Solar industry encourages greater levels of community financing

The Solar Trade Association (STA) has revised its '10 commitments' for best practise for its members, to support the Department for Energy and Climate Change's (DECC) push for greater levels of local and community ownership.


The eighth commitment will now read: “We will offer investment opportunities to communities in their local solar farms where there is local appetite and where it is commercially viable.”

The STA states it is now best practice, where commercially viable, to offer local investment opportunities in solar farms such as bond offers, local authority partnerships or partnerships with legally constituted community energy groups.

Welcoming this revision, the Energy and Climate Change Secretary Ed Davey said: “Solar is a key part of the community energy revolution and I think we will continue to keep [public] support and grow that support. I am particularly grateful to the Solar Trade Association for its work in showing people the best practice in installations in the 10 Commitments and for including shared ownership and community energy as part of those 10 Commitments.”

ISA Eligibility

In January 2014, DECC asked an industry taskforce to come up with a framework for increased community ownership of local projects, as part of its Community Energy Strategy.

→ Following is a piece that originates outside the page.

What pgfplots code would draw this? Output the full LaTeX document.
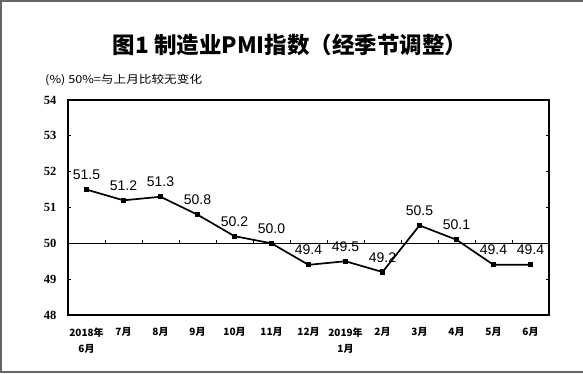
\documentclass[border=0pt]{standalone}
\usepackage{pgfplots}
\pgfplotsset{compat=1.18}
\usepackage{fontspec}
\setmainfont{Liberation Serif}
\newfontfamily\cjk{Noto Sans CJK SC}
\newfontfamily\arial{Liberation Sans}
\pgfplotstableread{
x y
0 51.5
1 51.2
2 51.3
3 50.8
4 50.2
5 50.0
6 49.4
7 49.5
8 49.2
9 50.5
10 50.1
11 49.4
12 49.4
}\pmidata
\begin{document}
\begin{tikzpicture}[x=1pt,y=1pt]
\useasboundingbox (0,0) rectangle (583,373);
\draw[line width=2pt, color=black!60] (583,372) -- (1,372) -- (1,1) -- (583,1);
\node[font=\cjk\bfseries\fontsize{22.5}{26}\selectfont] at (290,328) {图1 制造业PMI指数（经季节调整）};
\node[anchor=west, font=\cjk\fontsize{11}{12}\selectfont, inner sep=0, xscale=1.15] at (45,293) {(\%) 50\%=与上月比较无变化};
\begin{axis}[at={(68pt,58pt)}, anchor=south west, scale only axis,
  width=481pt, height=215pt,
  xmin=-0.5, xmax=12.5, ymin=48, ymax=54,
  ytick={48,49,...,54}, xtick={0,...,12},
  xticklabels={{2018年\\6月},7月,8月,9月,10月,11月,12月,{2019年\\1月},2月,3月,4月,5月,6月},
  xticklabel style={align=center, font=\cjk\bfseries\fontsize{10}{16}\selectfont, yshift=-9pt},
  yticklabel style={font=\bfseries\fontsize{12.5}{13}\selectfont, xshift=-8pt},
  /pgf/number format/assume math mode=true,
  major x tick style={draw=none},
  ytick align=inside, major tick length=3pt,
  axis line style={line width=1.2pt},
  tick style={line width=0.8pt, black},
  clip=false,
]
\draw[line width=1.1pt] (axis cs:-0.5,50) -- (axis cs:12.5,50);
\pgfplotsinvokeforeach{0,...,11}{
  \draw[line width=0.8pt] (axis cs:#1.5,50) -- ([yshift=3pt]axis cs:#1.5,50);
}
\addplot[black, line width=1.7pt, mark=square*, mark size=1.8pt,
  nodes near coords, point meta=explicit symbolic,
  every node near coord/.style={font=\arial\fontsize{14}{14}\selectfont, anchor=south, inner sep=0pt, yshift=9pt}]
  table[x=x, y=y, meta=y] {\pmidata};
\end{axis}
\end{tikzpicture}
\end{document}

The coalition Government recently pledged support for community schemes with Chancellor George Osborne announcing in his last Autumn Statement that crowdfunded bonds and debentures will be ISA eligible from the September 2015 – a move which Karl Harder of crowd-funding platform Abundance Generation believes will open up a major new source of low cost capital for the solar industry. 

“[The ISA breakthrough] will help the solar industry move towards grid parity while also making it possible for everyone in the UK to benefit from the solar revolution,” said Harder.

Leonie Greene, head of external affairs at the STA, who represented the solar industry on the Shared Ownership Taskforce, said: “Our aim is to find genuine win-wins for the industry and communities that will ultimately enable the UK to accelerate the deployment of clean solar power.”

The STA also said it felt the policy framework had been ‘”unfairly tilted against the solar industry” and expected a market contraction later this year, but was “very interested in the potential ISA eligibility for local investors in solar farms to help the industry secure cost-effective financing.”